* [WRITTEN REQUEST]: Repeat the listing that follows, character for character, minus the pictures.

* [RECORDED DATA]:
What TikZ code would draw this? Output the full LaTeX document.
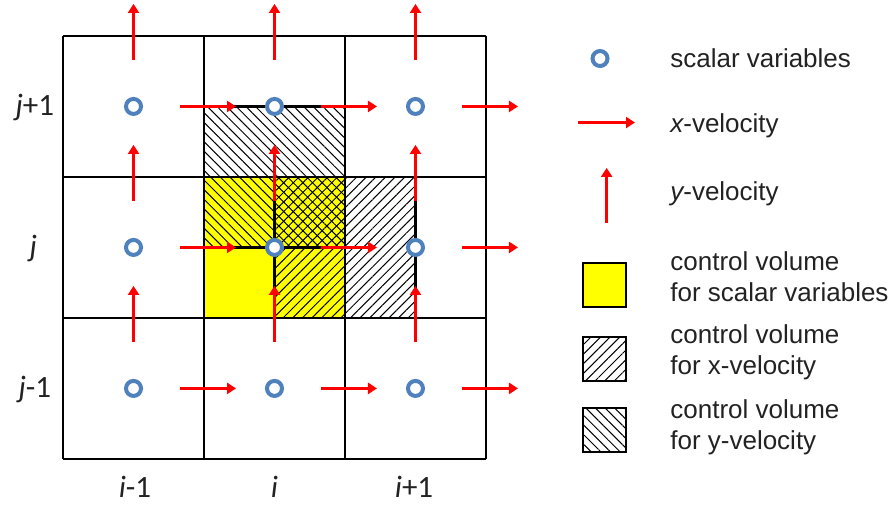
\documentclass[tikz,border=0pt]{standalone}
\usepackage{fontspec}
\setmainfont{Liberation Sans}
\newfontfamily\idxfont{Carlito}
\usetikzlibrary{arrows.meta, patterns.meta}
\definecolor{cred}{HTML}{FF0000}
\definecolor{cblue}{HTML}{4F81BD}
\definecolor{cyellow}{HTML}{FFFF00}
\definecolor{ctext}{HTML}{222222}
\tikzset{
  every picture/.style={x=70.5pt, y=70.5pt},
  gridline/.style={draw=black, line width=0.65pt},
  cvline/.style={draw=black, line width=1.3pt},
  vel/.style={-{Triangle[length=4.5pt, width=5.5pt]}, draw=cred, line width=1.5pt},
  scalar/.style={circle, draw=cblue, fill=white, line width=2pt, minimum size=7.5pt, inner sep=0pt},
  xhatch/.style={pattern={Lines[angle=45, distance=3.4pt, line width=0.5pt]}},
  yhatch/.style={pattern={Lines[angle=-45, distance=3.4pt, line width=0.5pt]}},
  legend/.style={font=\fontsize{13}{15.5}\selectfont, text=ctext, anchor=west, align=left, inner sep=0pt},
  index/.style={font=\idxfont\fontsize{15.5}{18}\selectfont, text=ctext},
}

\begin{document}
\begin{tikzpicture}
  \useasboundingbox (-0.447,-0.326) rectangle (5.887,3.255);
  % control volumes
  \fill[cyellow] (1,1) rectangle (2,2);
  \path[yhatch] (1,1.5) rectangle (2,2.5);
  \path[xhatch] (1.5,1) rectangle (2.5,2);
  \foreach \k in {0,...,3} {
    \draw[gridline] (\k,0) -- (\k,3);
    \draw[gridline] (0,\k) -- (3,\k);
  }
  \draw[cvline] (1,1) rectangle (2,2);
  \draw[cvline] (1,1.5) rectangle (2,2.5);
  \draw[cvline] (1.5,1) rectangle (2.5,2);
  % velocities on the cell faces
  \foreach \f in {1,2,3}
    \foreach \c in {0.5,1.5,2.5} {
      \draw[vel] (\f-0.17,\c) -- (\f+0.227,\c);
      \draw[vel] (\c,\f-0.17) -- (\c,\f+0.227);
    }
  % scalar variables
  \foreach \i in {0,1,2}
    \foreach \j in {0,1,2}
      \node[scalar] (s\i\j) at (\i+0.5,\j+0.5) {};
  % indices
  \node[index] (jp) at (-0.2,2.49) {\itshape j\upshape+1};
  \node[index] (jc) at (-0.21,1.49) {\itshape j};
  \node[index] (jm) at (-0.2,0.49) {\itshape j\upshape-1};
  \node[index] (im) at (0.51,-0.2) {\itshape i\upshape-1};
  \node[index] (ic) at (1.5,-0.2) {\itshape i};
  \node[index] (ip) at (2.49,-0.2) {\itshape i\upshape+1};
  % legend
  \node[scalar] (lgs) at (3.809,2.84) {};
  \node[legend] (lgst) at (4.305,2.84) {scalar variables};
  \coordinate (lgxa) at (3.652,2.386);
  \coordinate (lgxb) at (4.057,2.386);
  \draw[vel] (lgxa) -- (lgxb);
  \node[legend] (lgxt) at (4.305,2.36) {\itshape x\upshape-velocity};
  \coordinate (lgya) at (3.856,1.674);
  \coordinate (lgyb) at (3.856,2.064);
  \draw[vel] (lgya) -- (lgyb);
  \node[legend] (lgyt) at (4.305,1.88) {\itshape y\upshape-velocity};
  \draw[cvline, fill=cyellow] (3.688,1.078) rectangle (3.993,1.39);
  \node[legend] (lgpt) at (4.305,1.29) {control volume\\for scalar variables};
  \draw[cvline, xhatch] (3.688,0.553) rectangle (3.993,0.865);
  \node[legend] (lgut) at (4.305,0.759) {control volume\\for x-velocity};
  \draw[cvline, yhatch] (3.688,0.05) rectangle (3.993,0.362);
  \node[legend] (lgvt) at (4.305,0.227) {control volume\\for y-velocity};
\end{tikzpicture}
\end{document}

* [CORRECT ANSWER]:
What TikZ code would draw this? Output the full LaTeX document.
\documentclass[tikz,border=0pt]{standalone}
\usepackage{fontspec}
\setmainfont{Liberation Sans}
\newfontfamily\idxfont{Carlito}
\usetikzlibrary{arrows.meta, patterns.meta}
\definecolor{cred}{HTML}{FF0000}
\definecolor{cblue}{HTML}{4F81BD}
\definecolor{cyellow}{HTML}{FFFF00}
\definecolor{ctext}{HTML}{222222}
\tikzset{
  every picture/.style={x=70.5pt, y=70.5pt},
  gridline/.style={draw=black, line width=0.65pt},
  cvline/.style={draw=black, line width=1.3pt},
  vel/.style={-{Triangle[length=4.5pt, width=5.5pt]}, draw=cred, line width=1.5pt},
  scalar/.style={circle, draw=cblue, fill=white, line width=2pt, minimum size=7.5pt, inner sep=0pt},
  xhatch/.style={pattern={Lines[angle=45, distance=3.4pt, line width=0.5pt]}},
  yhatch/.style={pattern={Lines[angle=-45, distance=3.4pt, line width=0.5pt]}},
  legend/.style={font=\fontsize{13}{15.5}\selectfont, text=ctext, anchor=west, align=left, inner sep=0pt},
  index/.style={font=\idxfont\fontsize{15.5}{18}\selectfont, text=ctext},
}

\begin{document}
\begin{tikzpicture}
  \useasboundingbox (-0.447,-0.326) rectangle (5.887,3.255);
  % control volumes
  \fill[cyellow] (1,1) rectangle (2,2);
  \path[yhatch] (1,1.5) rectangle (2,2.5);
  \path[xhatch] (1.5,1) rectangle (2.5,2);
  \foreach \k in {0,...,3} {
    \draw[gridline] (\k,0) -- (\k,3);
    \draw[gridline] (0,\k) -- (3,\k);
  }
  \draw[cvline] (1,1) rectangle (2,2);
  \draw[cvline] (1,1.5) rectangle (2,2.5);
  \draw[cvline] (1.5,1) rectangle (2.5,2);
  % velocities on the cell faces
  \foreach \f in {1,2,3}
    \foreach \c in {0.5,1.5,2.5} {
      \draw[vel] (\f-0.17,\c) -- (\f+0.227,\c);
      \draw[vel] (\c,\f-0.17) -- (\c,\f+0.227);
    }
  % scalar variables
  \foreach \i in {0,1,2}
    \foreach \j in {0,1,2}
      \node[scalar] (s\i\j) at (\i+0.5,\j+0.5) {};
  % indices
  \node[index] (jp) at (-0.2,2.49) {\itshape j\upshape+1};
  \node[index] (jc) at (-0.21,1.49) {\itshape j};
  \node[index] (jm) at (-0.2,0.49) {\itshape j\upshape-1};
  \node[index] (im) at (0.51,-0.2) {\itshape i\upshape-1};
  \node[index] (ic) at (1.5,-0.2) {\itshape i};
  \node[index] (ip) at (2.49,-0.2) {\itshape i\upshape+1};
  % legend
  \node[scalar] (lgs) at (3.809,2.84) {};
  \node[legend] (lgst) at (4.305,2.84) {scalar variables};
  \coordinate (lgxa) at (3.652,2.386);
  \coordinate (lgxb) at (4.057,2.386);
  \draw[vel] (lgxa) -- (lgxb);
  \node[legend] (lgxt) at (4.305,2.36) {\itshape x\upshape-velocity};
  \coordinate (lgya) at (3.856,1.674);
  \coordinate (lgyb) at (3.856,2.064);
  \draw[vel] (lgya) -- (lgyb);
  \node[legend] (lgyt) at (4.305,1.88) {\itshape y\upshape-velocity};
  \draw[cvline, fill=cyellow] (3.688,1.078) rectangle (3.993,1.39);
  \node[legend] (lgpt) at (4.305,1.29) {control volume\\for scalar variables};
  \draw[cvline, xhatch] (3.688,0.553) rectangle (3.993,0.865);
  \node[legend] (lgut) at (4.305,0.759) {control volume\\for x-velocity};
  \draw[cvline, yhatch] (3.688,0.05) rectangle (3.993,0.362);
  \node[legend] (lgvt) at (4.305,0.227) {control volume\\for y-velocity};
\end{tikzpicture}
\end{document}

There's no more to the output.